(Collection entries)

▼

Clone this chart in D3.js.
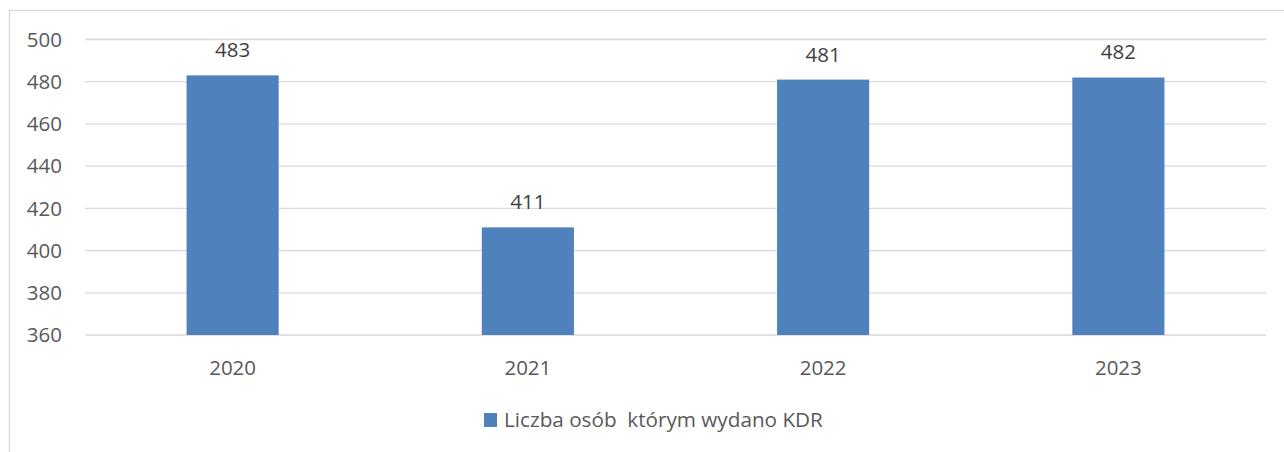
<!DOCTYPE html>
<html>
<head>
<meta charset="utf-8">
<script src="https://cdn.jsdelivr.net/npm/d3@7"></script>
<style>
  body { margin: 0; background: #fff; }
  svg { display: block; font-family: "Open Sans", sans-serif; }
</style>
</head>
<body>
<svg class="main" width="1284" height="452"></svg>
<script>
var YEARS = ["2020", "2021", "2022", "2023"];
var VALUES = [483, 411, 481, 482];
var Y_TICKS = [360, 380, 400, 420, 440, 460, 480, 500];
var SERIES_NAME = "Liczba osób  którym wydano KDR";
var BAR_COLOR = "#4f81bd";

function main() {
  var svg = d3.select("svg.main");

  // chart frame (only top and left edges visible)
  svg.append("rect")
    .attr("x", 9.5).attr("y", 10.5)
    .attr("width", 1300).attr("height", 480)
    .attr("fill", "none")
    .attr("stroke", "#d9d9d9")
    .attr("stroke-width", 1.3);

  var x = d3.scaleBand()
    .domain(YEARS)
    .range([85, 1266])
    .paddingInner(0.688)
    .paddingOuter(0.344);

  var y = d3.scaleLinear()
    .domain([360, 500])
    .range([335, 39.5]);

  // gridlines
  svg.append("g").selectAll("line")
    .data(Y_TICKS)
    .join("line")
    .attr("x1", 85).attr("x2", 1266)
    .attr("y1", function(d) { return y(d); })
    .attr("y2", function(d) { return y(d); })
    .attr("stroke", "#d9d9d9")
    .attr("stroke-width", 1.3);

  // y tick labels
  svg.append("g").selectAll("text")
    .data(Y_TICKS)
    .join("text")
    .attr("x", 62)
    .attr("y", function(d) { return y(d); })
    .attr("dy", "0.35em")
    .attr("text-anchor", "end")
    .attr("font-size", 20.5)
    .attr("fill", "#595959")
    .text(function(d) { return d; });

  // bars
  svg.append("g").selectAll("rect")
    .data(VALUES)
    .join("rect")
    .attr("x", function(d, i) { return x(YEARS[i]); })
    .attr("width", x.bandwidth())
    .attr("y", function(d) { return y(d); })
    .attr("height", function(d) { return y(360) - y(d); })
    .attr("fill", BAR_COLOR);

  // data labels
  svg.append("g").selectAll("text")
    .data(VALUES)
    .join("text")
    .attr("x", function(d, i) { return x(YEARS[i]) + x.bandwidth() / 2; })
    .attr("y", function(d) { return y(d) - 18; })
    .attr("text-anchor", "middle")
    .attr("font-size", 20.5)
    .attr("fill", "#404040")
    .text(function(d) { return d; });

  // x labels
  svg.append("g").selectAll("text")
    .data(YEARS)
    .join("text")
    .attr("x", function(d) { return x(d) + x.bandwidth() / 2; })
    .attr("y", 375)
    .attr("text-anchor", "middle")
    .attr("font-size", 20.5)
    .attr("fill", "#595959")
    .text(function(d) { return d; });

  // legend
  var legend = svg.append("g");
  legend.append("rect")
    .attr("x", 484).attr("y", 413)
    .attr("width", 13).attr("height", 14)
    .attr("fill", BAR_COLOR);
  legend.append("text")
    .attr("x", 504).attr("y", 427)
    .attr("font-size", 20.7)
    .attr("fill", "#595959")
    .attr("xml:space", "preserve")
    .style("white-space", "pre")
    .text(SERIES_NAME);
}

main();
</script>
</body>
</html>
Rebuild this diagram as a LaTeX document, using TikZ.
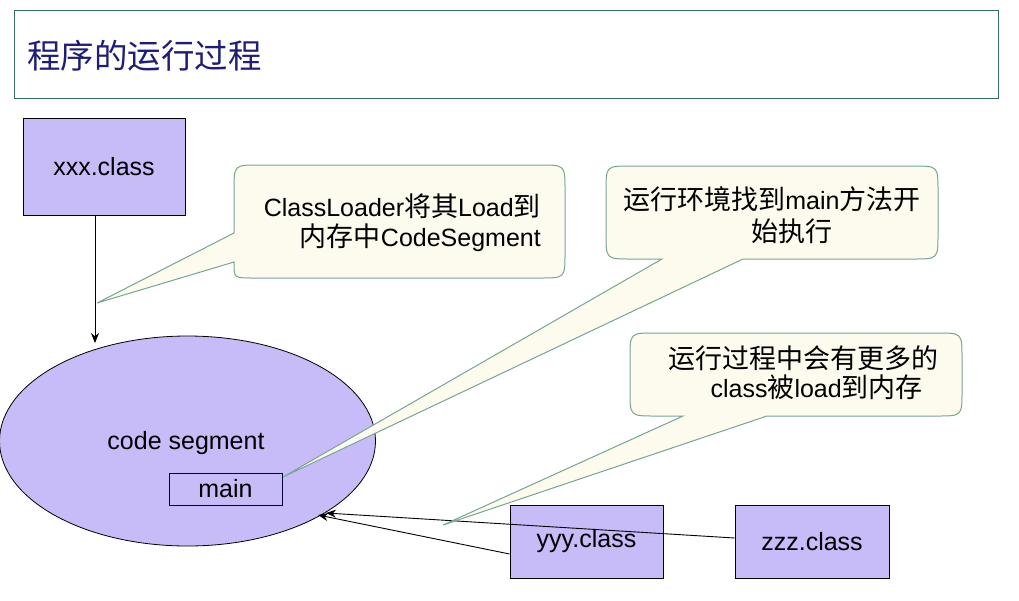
\documentclass[tikz,border=0pt]{standalone}
\usepackage{fontspec}
\setmainfont{Liberation Sans}
\newfontfamily\cjk{Noto Sans CJK SC}[Scale=1.08]
\usetikzlibrary{shapes.geometric,arrows.meta}
\definecolor{boxfill}{RGB}{199,188,248}
\definecolor{titleborder}{RGB}{52,110,105}
\definecolor{titletext}{RGB}{30,30,120}
\definecolor{callfill}{RGB}{252,251,238}
\definecolor{callborder}{RGB}{120,165,150}
\tikzset{
  classbox/.style={draw=black, fill=boxfill, line width=0.8pt, inner sep=0pt,
    font=\fontsize{25}{30}\selectfont},
  arr/.style={draw=black, line width=0.9pt, -{Stealth[length=10pt,width=8pt]}},
  callout/.style={draw=callborder, fill=callfill, line width=1pt},
  calltext/.style={font=\fontsize{25}{30}\selectfont, inner sep=0pt},
}
\begin{document}
\begin{tikzpicture}[x=1pt,y=-1pt]
\useasboundingbox (0,0) rectangle (1019,600);
\fill[white] (0,0) rectangle (1019,600);
% title
\node[draw=titleborder, line width=1pt, minimum width=984pt, minimum height=88pt, inner sep=0pt] (titlebox) at (506,54) {};
\node[anchor=west, text=titletext, font=\fontsize{31}{36}\selectfont\cjk, inner sep=0pt] (title) at (27,56) {程序的运行过程};
% code segment
\node[ellipse, draw=black, fill=boxfill, line width=0.8pt, minimum width=376pt, minimum height=210pt, inner sep=0pt,
  font=\fontsize{25}{30}\selectfont] (seg) at (187.5,441) {};
\node[font=\fontsize{25}{30}\selectfont, inner sep=0pt] (segtext) at (186,443) {code segment};
\node[draw=black!80!blue, line width=0.8pt, minimum width=113pt, minimum height=32pt, inner sep=0pt,
  font=\fontsize{25}{30}\selectfont] (main) at (225.5,489) {main};
% class boxes
\node[classbox, minimum width=162pt, minimum height=97pt] (xxx) at (104,166.5) {xxx.class};
\node[classbox, minimum width=153pt, minimum height=73pt] (yyy) at (586.5,541.5) {yyy.class};
\node[classbox, minimum width=154pt, minimum height=73pt] (zzz) at (812,541.5) {zzz.class};
% arrows
\coordinate (segtop) at (95,343);
\coordinate (yend) at (318,515);
\coordinate (zend) at (326,513);
\draw[arr] (xxx.south -| segtop) -- (segtop);
\draw[arr] ([yshift=-12.5pt]yyy.west) -- (yend);
\draw[arr] ([yshift=3.5pt]zzz.west) -- (zend);
% callout 1
\coordinate (tip1) at (97,303);
\draw[callout] (tip1) -- (234,262) -- (234,264) .. controls (234,278) .. (254,278) -- (540,278)
  .. controls (565,278) .. (565,253) -- (565,190) .. controls (565,165) .. (540,165) -- (259,165)
  .. controls (234,165) .. (234,190) -- (234,233) -- cycle;
\node[calltext, align=right, anchor=east] (c1) at (541,223) {ClassLoader{\cjk 将其}Load{\cjk 到}\\[0pt]{\cjk 内存中}CodeSegment};
% callout 2
\coordinate (tip2) at (283,477);
\draw[callout] (tip2) -- (662,259) -- (631,259) .. controls (606,259) .. (606,234) -- (606,191)
  .. controls (606,166) .. (631,166) -- (913,166) .. controls (938,166) .. (938,191) -- (938,234)
  .. controls (938,259) .. (913,259) -- (743,259) -- cycle;
\node[calltext, align=center] (c2) at (772,215) {{\cjk 运行环境找到}main{\cjk 方法开}\\[2pt]\hspace*{40pt}{\cjk 始执行}};
% callout 3
\coordinate (tip3) at (443,525);
\draw[callout] (tip3) -- (683,416) -- (655,416) .. controls (630,416) .. (630,391) -- (630,358)
  .. controls (630,333) .. (655,333) -- (937,333) .. controls (962,333) .. (962,358) -- (962,391)
  .. controls (962,416) .. (937,416) -- (767,416) -- cycle;
\node[calltext, align=right, anchor=east] (c3) at (939,373) {{\cjk 运行过程中会有更多的}\\[-1pt]class{\cjk 被}load{\cjk 到内存}\hspace*{16pt}};
\end{tikzpicture}
\end{document}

▲

→ **THE PROBLEM**
Extract the entries in full, exactly as they are, minus the pictures.

→ **EXERCISE ANSWER**
Clone this chart in D3.js.
<!DOCTYPE html>
<html>
<head>
<meta charset="utf-8">
<script src="https://cdn.jsdelivr.net/npm/d3@7"></script>
<style>
  body { margin: 0; background: #fff; }
  svg { display: block; font-family: "Open Sans", sans-serif; }
</style>
</head>
<body>
<svg class="main" width="1284" height="452"></svg>
<script>
var YEARS = ["2020", "2021", "2022", "2023"];
var VALUES = [483, 411, 481, 482];
var Y_TICKS = [360, 380, 400, 420, 440, 460, 480, 500];
var SERIES_NAME = "Liczba osób  którym wydano KDR";
var BAR_COLOR = "#4f81bd";

function main() {
  var svg = d3.select("svg.main");

  // chart frame (only top and left edges visible)
  svg.append("rect")
    .attr("x", 9.5).attr("y", 10.5)
    .attr("width", 1300).attr("height", 480)
    .attr("fill", "none")
    .attr("stroke", "#d9d9d9")
    .attr("stroke-width", 1.3);

  var x = d3.scaleBand()
    .domain(YEARS)
    .range([85, 1266])
    .paddingInner(0.688)
    .paddingOuter(0.344);

  var y = d3.scaleLinear()
    .domain([360, 500])
    .range([335, 39.5]);

  // gridlines
  svg.append("g").selectAll("line")
    .data(Y_TICKS)
    .join("line")
    .attr("x1", 85).attr("x2", 1266)
    .attr("y1", function(d) { return y(d); })
    .attr("y2", function(d) { return y(d); })
    .attr("stroke", "#d9d9d9")
    .attr("stroke-width", 1.3);

  // y tick labels
  svg.append("g").selectAll("text")
    .data(Y_TICKS)
    .join("text")
    .attr("x", 62)
    .attr("y", function(d) { return y(d); })
    .attr("dy", "0.35em")
    .attr("text-anchor", "end")
    .attr("font-size", 20.5)
    .attr("fill", "#595959")
    .text(function(d) { return d; });

  // bars
  svg.append("g").selectAll("rect")
    .data(VALUES)
    .join("rect")
    .attr("x", function(d, i) { return x(YEARS[i]); })
    .attr("width", x.bandwidth())
    .attr("y", function(d) { return y(d); })
    .attr("height", function(d) { return y(360) - y(d); })
    .attr("fill", BAR_COLOR);

  // data labels
  svg.append("g").selectAll("text")
    .data(VALUES)
    .join("text")
    .attr("x", function(d, i) { return x(YEARS[i]) + x.bandwidth() / 2; })
    .attr("y", function(d) { return y(d) - 18; })
    .attr("text-anchor", "middle")
    .attr("font-size", 20.5)
    .attr("fill", "#404040")
    .text(function(d) { return d; });

  // x labels
  svg.append("g").selectAll("text")
    .data(YEARS)
    .join("text")
    .attr("x", function(d) { return x(d) + x.bandwidth() / 2; })
    .attr("y", 375)
    .attr("text-anchor", "middle")
    .attr("font-size", 20.5)
    .attr("fill", "#595959")
    .text(function(d) { return d; });

  // legend
  var legend = svg.append("g");
  legend.append("rect")
    .attr("x", 484).attr("y", 413)
    .attr("width", 13).attr("height", 14)
    .attr("fill", BAR_COLOR);
  legend.append("text")
    .attr("x", 504).attr("y", 427)
    .attr("font-size", 20.7)
    .attr("fill", "#595959")
    .attr("xml:space", "preserve")
    .style("white-space", "pre")
    .text(SERIES_NAME);
}

main();
</script>
</body>
</html>
Rebuild this diagram as a LaTeX document, using TikZ.
\documentclass[tikz,border=0pt]{standalone}
\usepackage{fontspec}
\setmainfont{Liberation Sans}
\newfontfamily\cjk{Noto Sans CJK SC}[Scale=1.08]
\usetikzlibrary{shapes.geometric,arrows.meta}
\definecolor{boxfill}{RGB}{199,188,248}
\definecolor{titleborder}{RGB}{52,110,105}
\definecolor{titletext}{RGB}{30,30,120}
\definecolor{callfill}{RGB}{252,251,238}
\definecolor{callborder}{RGB}{120,165,150}
\tikzset{
  classbox/.style={draw=black, fill=boxfill, line width=0.8pt, inner sep=0pt,
    font=\fontsize{25}{30}\selectfont},
  arr/.style={draw=black, line width=0.9pt, -{Stealth[length=10pt,width=8pt]}},
  callout/.style={draw=callborder, fill=callfill, line width=1pt},
  calltext/.style={font=\fontsize{25}{30}\selectfont, inner sep=0pt},
}
\begin{document}
\begin{tikzpicture}[x=1pt,y=-1pt]
\useasboundingbox (0,0) rectangle (1019,600);
\fill[white] (0,0) rectangle (1019,600);
% title
\node[draw=titleborder, line width=1pt, minimum width=984pt, minimum height=88pt, inner sep=0pt] (titlebox) at (506,54) {};
\node[anchor=west, text=titletext, font=\fontsize{31}{36}\selectfont\cjk, inner sep=0pt] (title) at (27,56) {程序的运行过程};
% code segment
\node[ellipse, draw=black, fill=boxfill, line width=0.8pt, minimum width=376pt, minimum height=210pt, inner sep=0pt,
  font=\fontsize{25}{30}\selectfont] (seg) at (187.5,441) {};
\node[font=\fontsize{25}{30}\selectfont, inner sep=0pt] (segtext) at (186,443) {code segment};
\node[draw=black!80!blue, line width=0.8pt, minimum width=113pt, minimum height=32pt, inner sep=0pt,
  font=\fontsize{25}{30}\selectfont] (main) at (225.5,489) {main};
% class boxes
\node[classbox, minimum width=162pt, minimum height=97pt] (xxx) at (104,166.5) {xxx.class};
\node[classbox, minimum width=153pt, minimum height=73pt] (yyy) at (586.5,541.5) {yyy.class};
\node[classbox, minimum width=154pt, minimum height=73pt] (zzz) at (812,541.5) {zzz.class};
% arrows
\coordinate (segtop) at (95,343);
\coordinate (yend) at (318,515);
\coordinate (zend) at (326,513);
\draw[arr] (xxx.south -| segtop) -- (segtop);
\draw[arr] ([yshift=-12.5pt]yyy.west) -- (yend);
\draw[arr] ([yshift=3.5pt]zzz.west) -- (zend);
% callout 1
\coordinate (tip1) at (97,303);
\draw[callout] (tip1) -- (234,262) -- (234,264) .. controls (234,278) .. (254,278) -- (540,278)
  .. controls (565,278) .. (565,253) -- (565,190) .. controls (565,165) .. (540,165) -- (259,165)
  .. controls (234,165) .. (234,190) -- (234,233) -- cycle;
\node[calltext, align=right, anchor=east] (c1) at (541,223) {ClassLoader{\cjk 将其}Load{\cjk 到}\\[0pt]{\cjk 内存中}CodeSegment};
% callout 2
\coordinate (tip2) at (283,477);
\draw[callout] (tip2) -- (662,259) -- (631,259) .. controls (606,259) .. (606,234) -- (606,191)
  .. controls (606,166) .. (631,166) -- (913,166) .. controls (938,166) .. (938,191) -- (938,234)
  .. controls (938,259) .. (913,259) -- (743,259) -- cycle;
\node[calltext, align=center] (c2) at (772,215) {{\cjk 运行环境找到}main{\cjk 方法开}\\[2pt]\hspace*{40pt}{\cjk 始执行}};
% callout 3
\coordinate (tip3) at (443,525);
\draw[callout] (tip3) -- (683,416) -- (655,416) .. controls (630,416) .. (630,391) -- (630,358)
  .. controls (630,333) .. (655,333) -- (937,333) .. controls (962,333) .. (962,358) -- (962,391)
  .. controls (962,416) .. (937,416) -- (767,416) -- cycle;
\node[calltext, align=right, anchor=east] (c3) at (939,373) {{\cjk 运行过程中会有更多的}\\[-1pt]class{\cjk 被}load{\cjk 到内存}\hspace*{16pt}};
\end{tikzpicture}
\end{document}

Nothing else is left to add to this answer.